Wednesday, February 20, 2013

Little Friend


Little Friend, Little Friend, what are you doing?
–flying around making such a ruckus and commotion.
your little wings make tiny pops as you collide
with the glass that will always keep me confined.

Little Friend, Little Friend, where are you going?
–do you not love me? I promise to love you forever and keep you warm.
Do not go outside, where it is ugly and will cause you harm!
Where cold will devour you,
encase you,
and squander you.

Little Friend, Little Friend, it is okay.
–I will not force you to stay.
Your wings have taken their final crack,
and have left the glass with a final pop.

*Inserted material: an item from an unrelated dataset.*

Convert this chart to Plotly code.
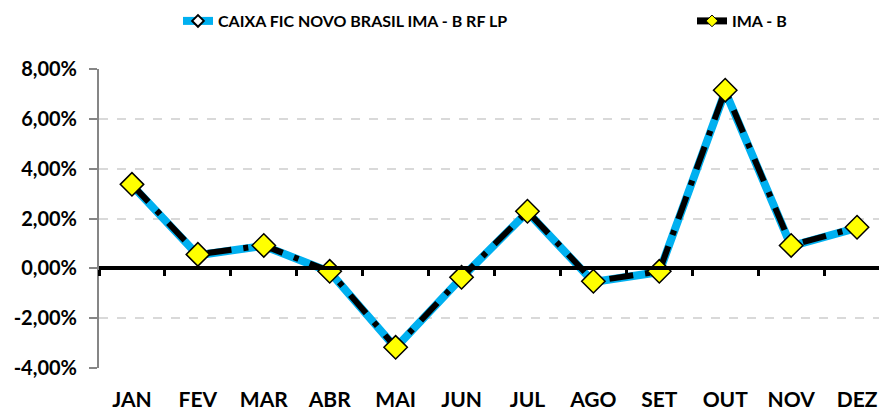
import plotly.graph_objects as go

months = ["JAN", "FEV", "MAR", "ABR", "MAI", "JUN", "JUL", "AGO", "SET", "OUT", "NOV", "DEZ"]
fund_name = "CAIXA FIC NOVO BRASIL IMA - B RF LP"
bench_name = "IMA - B"
fund_values = [3.33, 0.53, 0.90, -0.14, -3.19, -0.38, 2.26, -0.55, -0.15, 7.10, 0.89, 1.62]
bench_values = [3.37, 0.56, 0.92, -0.12, -3.17, -0.36, 2.29, -0.52, -0.12, 7.15, 0.92, 1.65]
y_ticks = [-4, -2, 0, 2, 4, 6, 8]
y_tick_text = [f"{v:.2f}".replace(".", ",") + "%" for v in y_ticks]

FONT = "Lato, 'Open Sans', sans-serif"
BLUE = "#00B0F0"
fund_line = dict(color=BLUE, width=8)
bench_line = dict(color="black", width=6, dash="24px,12px,5px,12px")

fig = go.Figure()
# helper (no visible data) so the zero-line axis is drawn
fig.add_trace(go.Scatter(x=months, y=[None] * 12, xaxis="x2", showlegend=False, hoverinfo="skip"))
fig.add_trace(go.Scatter(
    x=months, y=fund_values, name=fund_name, mode="lines+markers", showlegend=False,
    line=fund_line,
    marker=dict(symbol="diamond", size=8, color=BLUE, line=dict(color="black", width=1.5)),
))
fig.add_trace(go.Scatter(
    x=months, y=bench_values, name=bench_name, mode="lines+markers", showlegend=False,
    line=bench_line,
    marker=dict(symbol="diamond", size=18, color="#FFFF00", line=dict(color="black", width=1.5)),
))
# legend entries (small symbols as in the reference)
fig.add_trace(go.Scatter(
    x=[None], y=[None], name=fund_name, mode="lines+markers", legend="legend",
    line=fund_line, hoverinfo="skip",
    marker=dict(symbol="diamond", size=9, color="white", line=dict(color="black", width=2)),
))
fig.add_trace(go.Scatter(
    x=[None], y=[None], name=bench_name, mode="lines+markers", legend="legend2",
    line=dict(color="black", width=7), hoverinfo="skip",
    marker=dict(symbol="diamond", size=9, color="#FFFF00", line=dict(color="black", width=1)),
))

legend_common = dict(
    orientation="h", xanchor="left", y=1 - 13 / 412, yanchor="middle",
    xref="container", yref="container", bgcolor="rgba(0,0,0,0)",
    font=dict(size=16, family=FONT, weight="bold", color="black"),
)

fig.update_layout(
    width=887, height=412,
    margin=dict(l=91, r=5, t=61, b=52, autoexpand=False),
    paper_bgcolor="white", plot_bgcolor="white",
    font=dict(family=FONT, color="black"),
    showlegend=True,
    legend=dict(x=170 / 887, **legend_common),
    legend2=dict(x=684 / 887, **legend_common),
    xaxis=dict(
        type="category", categoryorder="array", categoryarray=months,
        range=[-0.5, 11.5], showgrid=False, zeroline=False, showline=False,
        ticks="", automargin=False,
        tickfont=dict(size=21, family=FONT, weight="bold", color="black"),
        ticklabelstandoff=17,
    ),
    xaxis2=dict(
        type="category", categoryorder="array", categoryarray=months,
        overlaying="x", anchor="free", position=1 / 3, side="bottom",
        range=[-0.5, 11.5], showgrid=False, zeroline=False, automargin=False,
        showline=True, linecolor="black", linewidth=4,
        ticks="outside", tickson="boundaries", ticklen=6, tickwidth=3, tickcolor="black",
        showticklabels=False,
    ),
    yaxis=dict(
        range=[-4, 8], tickvals=y_ticks, ticktext=y_tick_text,
        showgrid=True, gridcolor="#D9D9D9", griddash="dash", gridwidth=1.5,
        zeroline=False, automargin=False,
        showline=True, linecolor="#868686", linewidth=2,
        ticks="outside", ticklen=8, tickcolor="#868686", tickwidth=2,
        tickfont=dict(size=20, family=FONT, weight="bold", color="black"),
        ticklabelstandoff=8,
    ),
)

fig.write_html("out.html")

Little Friend, Little Friend, you are already gone
–but, I hope you visit often instead of none.
I will miss your red shell,
and await your appearance in Spring.





For my ladybug friend.

Saturday, February 16, 2013

The Opposites


I'm not supposed to be sad. Because it is the opposite of happy. But then why do people cry when they laugh too hard? I think being sad is important. It makes you appreciate what you love and have. It makes you want to change, and be better. It makes you want to be happy. It's okay to be sad. It's okay to cry. It's okay. There's a time for everything. And I'm sad. But I will be happy. I want to be.

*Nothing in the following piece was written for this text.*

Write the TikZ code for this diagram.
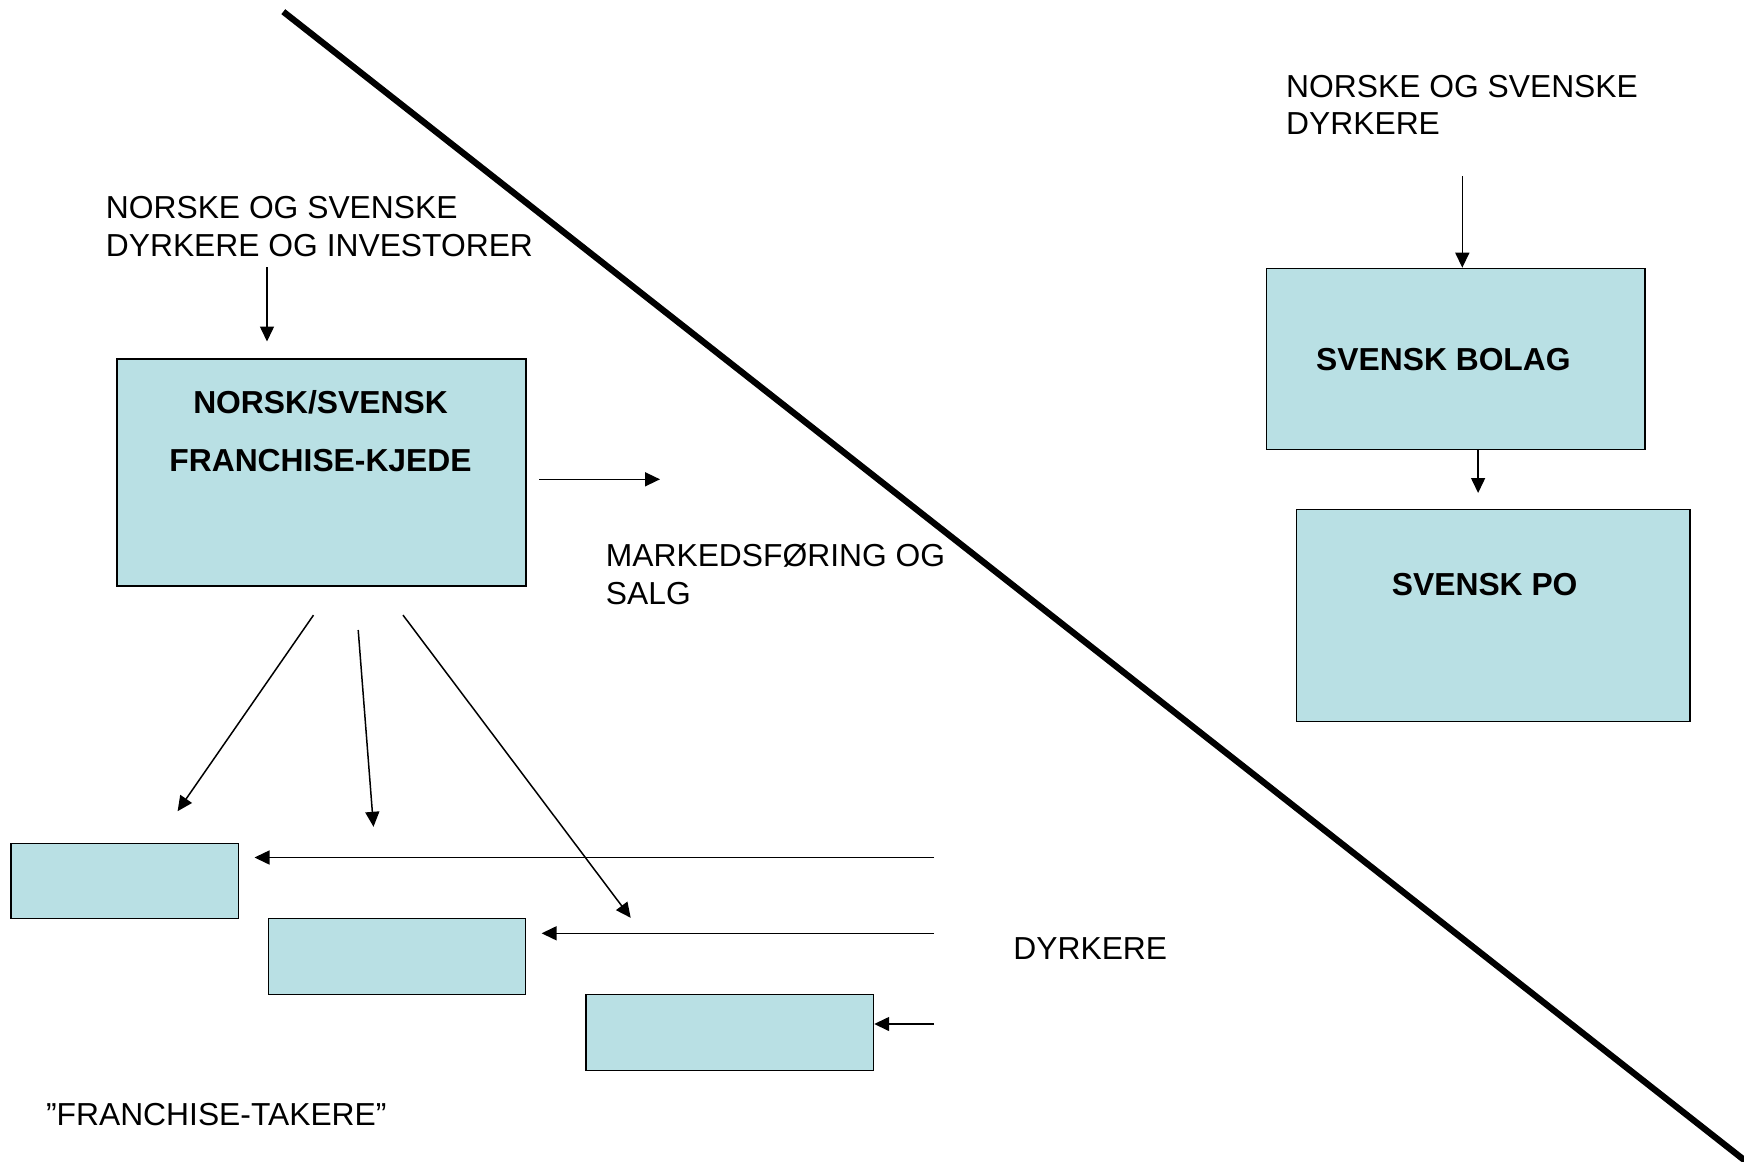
\documentclass[tikz,border=0pt]{standalone}
\usepackage{fontspec}
\setmainfont{Liberation Sans}
\usetikzlibrary{arrows.meta}
\definecolor{boxblue}{RGB}{185,224,228}

\begin{document}
\begin{tikzpicture}[x=1pt,y=-1pt,
        box/.style={draw,fill=boxblue,line width=1.6pt,inner sep=0pt,anchor=north west},
        txt/.style={anchor=base west,inner sep=0pt,align=left,font=\fontsize{31.8}{37.7}\selectfont},
        boxtxt/.style={inner sep=0pt,font=\fontsize{31.8}{58.4}\selectfont\bfseries},
        arr/.style={-{Triangle[length=15pt,width=14pt]},line width=1.5pt}]
        \useasboundingbox (0,0) rectangle (1744,1161);
        \draw[line width=6.3pt] (283.3,11.7) -- (1750,1164.6);
        \node[box,minimum width=409,minimum height=227] (kjede) at (116,358) {};
        \node[box,minimum width=227.2,minimum height=75.1] (ft1) at (10.4,842.7) {};
        \node[box,minimum width=257.2,minimum height=75.8] (ft2) at (267.6,917.8) {};
        \node[box,minimum width=287.2,minimum height=75.9] (ft3) at (585.4,993.6) {};
        \node[box,minimum width=378.6,minimum height=180.8] (bolag) at (1265.7,267.7) {};
        \node[box,minimum width=393.6,minimum height=212.1] (po) at (1295.7,508.7) {};
        \node[boxtxt,anchor=base,align=center] (kjedetxt) at (320.5,471.7) {NORSK/SVENSK\\FRANCHISE-KJEDE};
        \node[boxtxt,anchor=base west] (bolagtxt) at (1316,370.4) {SVENSK BOLAG};
        \node[boxtxt,anchor=base] (potxt) at (1484.7,595.8) {SVENSK PO};
        \node[txt] (investorer) at (105.7,256) {NORSKE OG SVENSKE\\DYRKERE OG INVESTORER};
        \node[txt] (svdyrkere) at (1286,135) {NORSKE OG SVENSKE\\DYRKERE};
        \node[txt] (markeds) at (605.7,604) {MARKEDSFØRING OG\\SALG};
        \node[txt] (dyrkere) at (1013.2,959) {DYRKERE};
        \node[txt] (takere) at (45.9,1125.7) {”FRANCHISE-TAKERE”};
        \coordinate (i0) at (267,267);
        \coordinate (s0) at (1462.3,176.2);
        \coordinate (m0) at (539,479.3);
        \coordinate (m1) at (660,479.3);
        \coordinate (k1) at (313.5,615.1);
        \coordinate (k2) at (358.2,630);
        \coordinate (k3) at (403,615.1);
        \coordinate (t1) at (177.6,811.2);
        \coordinate (t2) at (373.5,826.8);
        \coordinate (t3) at (630.7,917.8);
        \coordinate (h1) at (934,857.5);
        \coordinate (h2) at (934,933.3);
        \coordinate (h3) at (934,1024);
        \draw[arr,shorten >=16.5] (i0) -- (i0 |- kjede.north);
        \draw[arr] (s0) -- (s0 |- bolag.north);
        \draw[arr,shorten >=15.7] ([xshift=22.3]bolag.south) -- ([xshift=22.3]bolag.south |- po.north);
        \draw[arr] (m0) -- (m1);
        \draw[arr] (k1) -- (t1);
        \draw[arr] (k2) -- (t2);
        \draw[arr] (k3) -- (t3);
        \draw[arr,shorten >=15.3] (h1) -- (h1 -| ft1.east);
        \draw[arr,shorten >=15.2] (h2) -- (h2 -| ft2.east);
        \draw[arr] (h3) -- (h3 -| ft3.east);
    \end{tikzpicture}
\end{document}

Wednesday, February 13, 2013

A right reason to write


My brain has blocked out everything,
all I can do is write.

I write because I see you,
my words become an image.
It's the only image I have left,
My brain has blocked out everything

I write I write I write
I write because I am there.
I write because it isn't
Then nothing is there.
I write because I see arms around my slender waist.
I write because I see you smile
I hear your voice.
I write because I don't have to
I write because I want to

I write the colours in the sky
I write the red
I write the green
I write the chords
I write the words
I write because you are there–
Smiling bright!
I write because it is right
I write because I see the kiss
I write because I see the hand reaching
I write because there is no pain...this time
I write because I am not alone.
I write because I am alone...this time.

I write because I love
but i can't remember if it's a verb or noun.
I can't remember anything.
I can only write.

Tuesday, February 12, 2013


I've pillowed you so many times this week,
Close eyes, open, close again, forget and fall asleep.
The dark seeks dark

Coca Cola Thoughts


where do you look for love? what do you do when it stings? where do you go when you're completely lost? why did that potato chip taste like pastrami? why are people mean to those they love? why are people ungrateful? why am i stuck? how do I do this? what do i do if i can't do this? how do i make this fear go away? how do i pretend? how do i get the courage? is it okay to be a coward? how do i feel okay? who do you turn to when there's nowhere to go? will this pain cease?

...is what I ask my coca cola every day.

Monday, February 11, 2013

I don't know. Monday?


I was going to write a rant about how stupid the Grammys are, but I found this and find it more positive, and, well, awesome. I wish I had Neil Gaiman for my graphic novels class in college. :P


Monday, February 4, 2013

Airport Monday


Apparently there's a theme to all of my blog posts. But...this:


1. I love airports.
2. I love airplanes
3. This song reminds me of my flight home and just feeling lost and scared, but then looking out the window and seeing TCF field and crying with happiness.

Not all who wander are lost, right?

Sunday, February 3, 2013

British Night


British pub, music, cider, food. What could be better? And, I might be biased, well, incredibly biased, but, British music is the best. And an entire night of British music was just what the doctor ordered.

Put on by Jake Rudh, a DJ at the Current, I <3 UK (A Night of UK sounds from the 60s to today) was an evening of mismatched British music spun together spanning the decades and sub-genres. And from Manchester to London, every inch of Britain was represented–there was Bowie, the Beatles, the Animals, the Cure, the Smiths, Depeche Mode, the Stones, and, yes, even the Spice Girls. But what perhaps was the most fun was seeing the various generation's faces lighting up when the music they grew up with was played. My personal favourites were dancing to the Animals, as I imagined myself as a youngster growing up in the 60s, and going to concerts and hearing Eric Burdon's voice. Even dancing to the Smiths was wild. It was like I became Morrissey. And I too was a tall, long-legged Mancunian. SO GREAT.

Cheers!

Friday, February 1, 2013

Glitter Glitter


Normally, I would dread a snowy evening. And, at first, I did. As I walked the usual 10 minute walk to my car, I slipped and slided trying to catch my balance. But when I looked more closely at the snow, it lightened my heart just a little bit. It was glittery–like sequins on a dress. It was so spectacular. I thought God must be having a disco night in heaven, or something. It gave me the strength to sit at a nearby coffee shop and think. Although it really hurts, I'm glad for today.